In practice, while technological change and globalisation can be highly disruptive in the short term, labour markets have consistently demonstrated an ability to adapt. New industries and entirely new roles continue to emerge - from drone operators and robotics engineers to content creators and digital specialists - reflecting the dynamic nature of modern economies.
This adaptability is illustrated by the experience of Geoffrey Hinton, often described as a pioneer of AI, who in 2016 suggested that advances in machine learning would soon render radiologists largely obsolete. In reality, the opposite has occurred and the number of radiologists has continued to rise, with the profession evolving to incorporate AI as a complementary tool, enhancing productivity and enabling greater specialisation.
Design, not destiny: Choosing the path forward
A modern-day Engels’ Pause is not an inevitable outcome of the AI revolution, but a function of the collective choices made today. History demonstrates that technological breakthroughs can give rise to prolonged periods of stagnation and inequality when productivity gains accrue primarily to owners of capital rather than labour. Given its capacity to substitute for both physical and cognitive tasks, AI presents a clear risk that such a dynamic could re-emerge.

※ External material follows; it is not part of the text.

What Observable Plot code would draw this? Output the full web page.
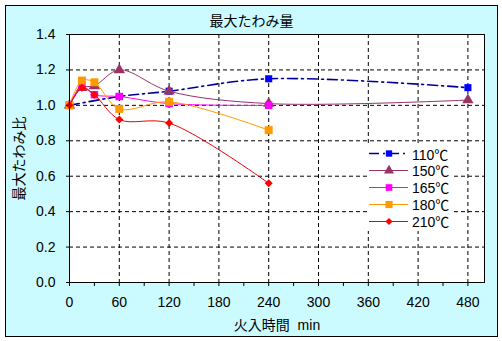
<!DOCTYPE html>
<html><head><meta charset="utf-8">
<script src="https://cdn.jsdelivr.net/npm/d3@7"></script>
<script src="https://cdn.jsdelivr.net/npm/@observablehq/plot@0.6"></script>
<style>
html,body{margin:0;padding:0;background:#fff;}
#wrap{position:relative;width:502px;height:341px;font-family:"Liberation Sans","Noto Sans CJK JP",sans-serif;}
#frame{position:absolute;left:5px;top:5px;width:491px;height:330px;border:1px solid #000;background:#ccfbff;}
#chart{position:absolute;left:0;top:0;}
#title{position:absolute;left:5px;width:493px;top:11px;text-align:center;font-size:14px;line-height:18px;font-family:"Noto Sans CJK JP",sans-serif;}
#legend{position:absolute;left:367px;top:145px;width:84px;height:86px;background:#fff;}
.row{position:absolute;left:0;height:17px;display:flex;align-items:center;font-size:14px;}
.row span{margin-left:3px;}
</style></head>
<body>
<div id="wrap"><div id="frame"></div><div id="chart"></div><div id="title">最大たわみ量</div><div id="legend"></div></div>
<script>
const times = [0, 15, 30, 60, 120, 240, 480];
const seriesNames = ["110℃", "150℃", "165℃", "180℃", "210℃"];
const v110 = [1.00, null, null, 1.05, 1.08, 1.15, 1.10];
const v150 = [1.00, 1.10, 1.11, 1.20, 1.08, 1.01, 1.03];
const v165 = [1.00, 1.11, 1.06, 1.05, 1.01, 1.00, null];
const v180 = [1.00, 1.14, 1.13, 0.98, 1.02, 0.86, null];
const v210 = [1.00, 1.10, 1.06, 0.92, 0.90, 0.56, null];
const xTicks = [0, 60, 120, 180, 240, 300, 360, 420, 480];
const yTicks = [0.0, 0.2, 0.4, 0.6, 0.8, 1.0, 1.2, 1.4];

const values = [v110, v150, v165, v180, v210];
const styles = [
  {line: "#000099", fill: "#0000ff", symbol: "square", r: 4, sw: 1.6, dash: "10,4,2,4"},
  {line: "#993366", fill: "#993366", symbol: "triangle", r: 4.2, sw: 1, dash: null},
  {line: "#ff00ff", fill: "#ff00ff", symbol: "square", r: 4.2, sw: 1, dash: null},
  {line: "#ff9900", fill: "#ff9900", symbol: "square", r: 4.5, sw: 1, dash: null},
  {line: "#ee0000", fill: "#ff0000", symbol: "diamond2", r: 3.6, sw: 1, dash: null}
];
const rows = [];
seriesNames.forEach((s, i) => times.forEach((t, j) => {
  if (values[i][j] != null) rows.push({s, t, v: values[i][j]});
}));

const marks = [
  Plot.frame({fill: "white"}),
  Plot.gridX(xTicks.filter(d => d > 0), {stroke: "#000", strokeOpacity: 1, strokeDasharray: "4,3"}),
  Plot.gridY(yTicks.filter(d => d > 0), {stroke: "#000", strokeOpacity: 1, strokeDasharray: "4,3"}),
];
seriesNames.forEach((s, i) => {
  const st = styles[i];
  const d = rows.filter(r => r.s === s);
  marks.push(Plot.line(d, {x: "t", y: "v", stroke: st.line, strokeWidth: st.sw, curve: "catmull-rom", strokeDasharray: st.dash}));
  marks.push(Plot.dot(d, {x: "t", y: "v", symbol: () => st.symbol, fill: st.fill, stroke: "none", r: st.r}));
});
marks.push(
  Plot.axisX(d3.range(0, 481, 30), {tickSize: 4, tickFormat: () => "", label: null}),
  Plot.axisX(xTicks, {tickSize: 0, tickPadding: 15, tickFormat: d => String(d), label: "火入時間\u00a0\u00a0min", labelAnchor: "center", labelArrow: "none", labelOffset: 47, fontSize: 14}),
  Plot.axisY(yTicks, {tickSize: 3, tickPadding: 11, tickFormat: d => d.toFixed(1), label: "最大たわみ比", labelAnchor: "center", labelArrow: "none", labelOffset: 55, fontSize: 14}),
  Plot.frame({stroke: "#000", strokeWidth: 1})
);

const chart = Plot.plot({
  width: 502, height: 341,
  marginLeft: 69, marginRight: 18, marginTop: 34, marginBottom: 59,
  x: {domain: [0, 500]},
  y: {domain: [0, 1.4]},
  style: {background: "transparent", fontFamily: "'Liberation Sans','Noto Sans CJK JP',sans-serif", fontSize: "14px", color: "#000"},
  marks
});
document.getElementById("chart").appendChild(chart);

// legend
const leg = d3.select("#legend");
seriesNames.forEach((s, i) => {
  const st = styles[i];
  const row = leg.append("div").attr("class", "row").style("top", (i * 16.9) + "px");
  const svg = row.append("svg").attr("width", 42).attr("height", 17);
  svg.append("line").attr("x1", 2).attr("x2", 41).attr("y1", 8.5).attr("y2", 8.5)
    .attr("stroke", st.line).attr("stroke-width", st.sw).attr("stroke-dasharray", st.dash);
  const sym = {square: d3.symbolSquare, triangle: d3.symbolTriangle, diamond2: d3.symbolDiamond2}[st.symbol];
  svg.append("path").attr("transform", "translate(22,8.5)")
    .attr("d", d3.symbol(sym, Math.PI * st.r * st.r * 0.8)()).attr("fill", st.fill);
  row.append("span").text(s);
});
</script>
</body></html>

How policymakers react to the emergence of AI may determine the impact of AI on employment and wider society. Engels’ Pause ended when gains finally spread, as new industries created better-paying jobs, skills improved and living standards rose. In this context, whether AI delivers broad-based prosperity or a renewed Engels’ Pause will ultimately depend on design, not destiny. This will have important implications for investors, from the distribution of corporate profits to the trajectory of wages, productivity and long-term economic growth.